In an attempt to support the cassava processing industry, the government launched the Cassava Transformation Agenda in 2011. The initiative is working to increase the demand for cassava flour and reduce the demand for wheat—the import of which costs the country about $1.5 billion each year. The demand increase will be driven by a mandate requiring bakers to mix high quality cassava flour (HQCF) with wheat flour when making bread. Initially, bread flour will have to be 10 percent cassava flour, but this proportion is slated to grow over time. Bakeries that meet the government’s target in displacing a proportion of their wheat flour with cassava have been promised a 12 percent tax rebate.

The initiative has faced several challenges in implementation. Bakers are concerned about the feasibility of the targets on cassava flour use in bread, particularly given the uncertain quality level of supplies.

When the 10 percent HQCF inclusion policy came into action, it created a demand of at least 300,000 tonnes for the flour. Yet the country’s annual commercial capacity was just 36,000 tonnes . New processing plants are being established across Nigeria, but these additional processors will only add 222,000 – 432,000 tonnes of capacity. If the HQCF blending requirement is to eventually be increased to 40 percent, as some sources suggest, demand will be close to 1.2 million tonnes.

The limitedness of Nigeria’s processing capacity means that the country’s role in international trade is similarly limited, as cassava needs to be processed in order to be exported. In 2013 Nigeria exported just 509 tonnes of cassava products, half of which went to China, the world’s top importer.However, that same year, the government signed a deal with China to begin exporting 3.2 million tonnes of cassava chips to the superpower. It is not yet clear as to when Nigeria will reach that target.

Cassava in Thailand

In Thailand, about 90 percent of all cassava is processed and exported. In 2013, when Thailand’s production was almost 20 million tonnes less than that of Nigeria, the Southeast Asian nation exported $2.6 billion worth of dried cassava and cassava starches—compared to Nigeria’s international earnings of around $2 million. Thailand accounted for approximately 76 percent of global trade and 84 percent of its cassava exports were sent to China, where the products are largely used for ethanol production.

Though like in Nigeria, most of Thailand’s production is carried out by smallholders. Roughly 2.6 million farmers work 1.2 million hectares to produce 30 million tonnes of cassava. The value chains that exist around Thai farmers are much more developed.

At the farm level, Thai producers have better access to fertilizer, irrigation, and mechanized equipment than their Nigerian counterparts. About 90 percent of these farmers also plant higher-yielding, improved seed varieties.
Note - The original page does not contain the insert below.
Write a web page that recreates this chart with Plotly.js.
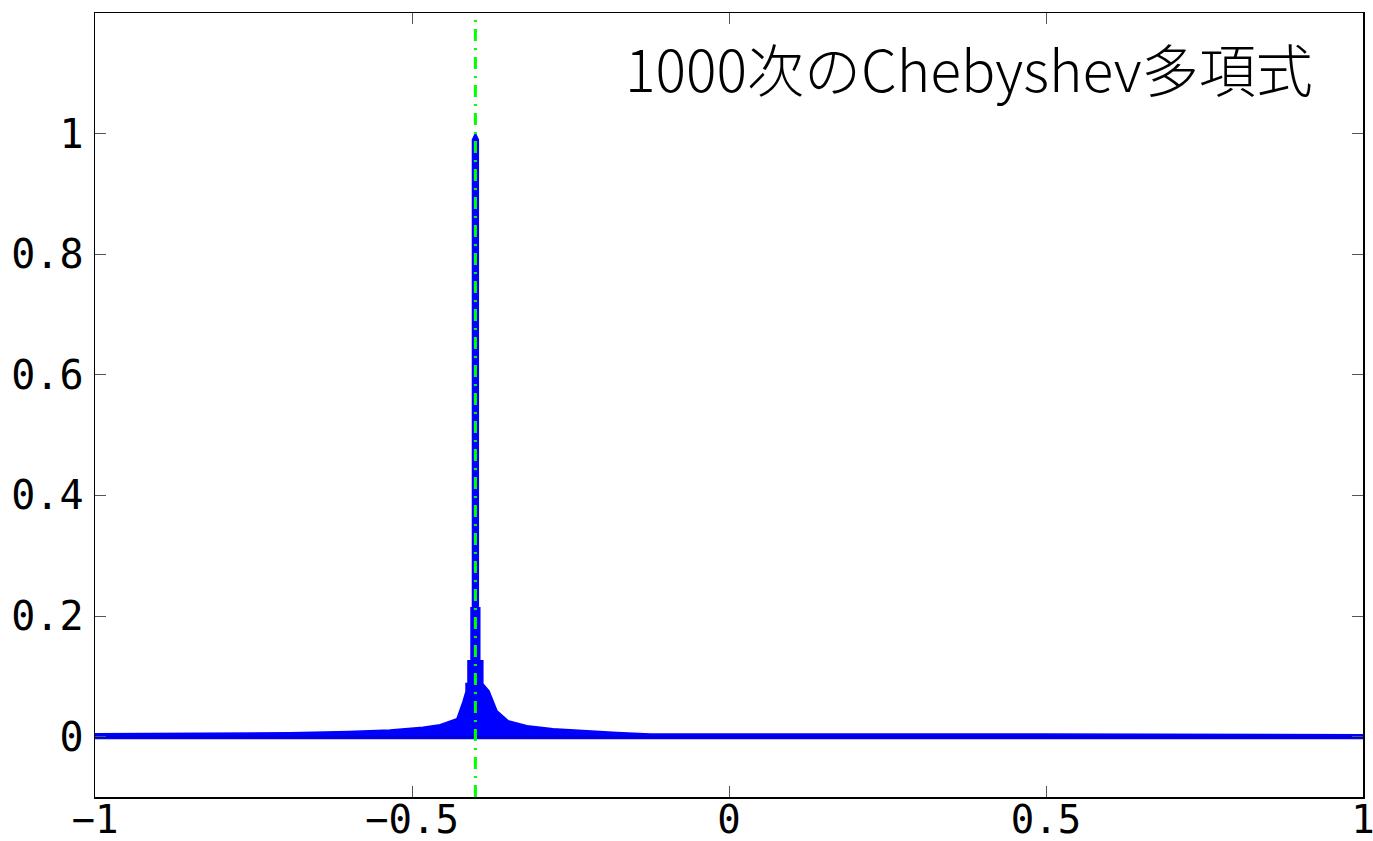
<!DOCTYPE html>
<html>
<head>
<meta charset="utf-8">
<script src="https://cdn.plot.ly/plotly-3.0.1.min.js"></script>
<style>html,body{margin:0;padding:0;background:#fff;}#chart{width:1373px;height:841px;}</style>
</head>
<body>
<div id="chart"></div>
<script>
// Upper envelope of the oscillating degree-1000 cardinal polynomial
const envX = [-1.0, -0.85, -0.6924, -0.6, -0.5347, -0.4826, -0.4558, -0.429, -0.4243, -0.4196, -0.4148, -0.4148, -0.4117, -0.4117, -0.4069, -0.4069, -0.4046, -0.4046, -0.4, -0.3954, -0.3954, -0.3931, -0.3931, -0.3883, -0.3883, -0.3786, -0.366, -0.3486, -0.3186, -0.2776, -0.1767, -0.1246, 0.49, 1.0];
const envUpper = [0.005, 0.0055, 0.0066, 0.0085, 0.011, 0.0155, 0.0199, 0.03, 0.043, 0.058, 0.075, 0.088, 0.088, 0.126, 0.126, 0.214, 0.214, 0.99, 1.0, 0.99, 0.214, 0.214, 0.126, 0.126, 0.088, 0.076, 0.043, 0.0266, 0.018, 0.0133, 0.007, 0.0045, 0.0045, 0.0033];
// Lower envelope
const lowX = [1.0, -1.0];
const lowY = [-0.003, -0.003];
// Interpolation node marker line
const nodeX = [-0.4, -0.4];
const nodeY = [-0.1, 1.2];
const xTicks = [-1, -0.5, 0, 0.5, 1];
const yTicks = [0, 0.2, 0.4, 0.6, 0.8, 1];
const titleText = '1000次のChebyshev多項式';

const polyX = envX.concat(lowX);
const polyY = envUpper.concat(lowY);

const traces = [
  {x: polyX, y: polyY, type: 'scatter', mode: 'lines', fill: 'toself',
   fillcolor: '#0000ff', line: {color: '#0000ff', width: 1.5}, hoverinfo: 'skip'},
  {x: [-1, 1], y: [0, 0], type: 'scatter', mode: 'lines',
   line: {color: '#0000cc', width: 2}, hoverinfo: 'skip'},
  {x: nodeX, y: nodeY, type: 'scatter', mode: 'lines',
   line: {color: '#00ff00', width: 3, dash: '12px,7px,2px,7px'}, hoverinfo: 'skip'}
];

const axisFont = {family: 'DejaVu Sans Mono, monospace', size: 40, color: '#000'};
const layout = {
  width: 1373, height: 841,
  margin: {l: 95, r: 10, t: 13, b: 44},
  paper_bgcolor: '#fff', plot_bgcolor: '#fff',
  showlegend: false,
  xaxis: {range: [-1, 1], tickvals: xTicks, ticks: 'inside', ticklen: 11, tickcolor: '#555',
          showline: true, linecolor: '#000', linewidth: 1.5, mirror: 'ticks',
          showgrid: false, zeroline: false, tickfont: {family: 'DejaVu Sans Mono, monospace', size: 39, color: '#000'},
          ticklabelstandoff: -12, ticklabeloverflow: 'allow'},
  yaxis: {range: [-0.1, 1.2], tickvals: yTicks, ticks: 'inside', ticklen: 11, tickcolor: '#555',
          showline: true, linecolor: '#000', linewidth: 1.5, mirror: 'ticks',
          showgrid: false, zeroline: false, tickfont: axisFont,
          ticklabelstandoff: 2, ticklabeloverflow: 'allow'},
  annotations: [{text: titleText, xref: 'paper', yref: 'paper', x: 0.962, y: 0.931,
                 xanchor: 'right', yanchor: 'middle', showarrow: false,
                 font: {family: 'Noto Sans CJK JP, sans-serif', size: 57, weight: 300, color: '#000'}}]
};

Plotly.newPlot('chart', traces, layout, {displayModeBar: false, staticPlot: true});
</script>
</body>
</html>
Once harvested, almost all cassava is quickly processed within the two day rot window, and the country’s spoilage rates are so low that they are negligible. The speed with which fresh roots can be harvested, collected, and processed is indicative of a well coordinated value chain. In fact, throughout the entire harvesting and processing period, value chain losses amount to just 2.5 percent—70 percent of which occur on-farm when cassava tubers are harvested accidentally or are broken by mechanical equipment.

Much of the success of Thailand’s cassava is rooted in the government’s continued support of the industry. They first began investing in cassava processing in the mid 1990s with support from Japanese corporations. And very importantly, Thailand prioritized producing high-value cassava products. It is one of the only countries that is seriously processing modified cassava starch, which is a much more technical process than producing regular starch. Starch development is a complex process which first requires the production of cassava flour, from which starch is extracted using centrifuges and flash driers. From here the starches can also be modified for industrial and specialized purposes, as cassava starch is used widely in food production as an emulsifier, binder, stabilizer, and thickener.

The early, significant investment, coupled with Thailand’s naturally advantageous growing conditions, allows harvesting to take place year-round. Processors in other countries must shut down operations for up to four months due to lack of supplies. This has led to Thailand’s dominant 70 percent control of global cassava starch trade. Interestingly, Nigeria also has similarly ideal, year-round harvesting abilities—a fact which bodes well for its production potential.

The Thai government contributed more than $2 billion in cassava subsidies over the first ten years of this century in order to make the finished products especially competitive on the international market. Thailand has also negotiated advantageous trade deals, such as the removal of a six percent tariff on cassava products heading to China, representing a savings of over $100 million. The success of any cassava producing country will likely rest on the existence of a similarly aggressive and willful government that prioritizes the crop.


Thailand’s position as the global leader in cassava processing and exporting demonstrates the incredible amount of untapped potential that lays waiting in Nigeria. The West African country has already proven success in improving raw cassava production through its increase in yields and it now needs to extend these successes throughout the value chain. A cohesive strategy that links the efforts of farmers and processors will be essential. Processing capacity is being increased to ramp up HQCF production, but without effective coordination with and connection to farmers, it is likely that undersupply and spoilage will continue to be obstacles.

Nigeria’s emergence in the international cassava market or even self-sufficiency in flour production is not out of reach. If the country can follow Thailand’s example and cultivate a strong value chain and processing sector, the rewards could be impressive.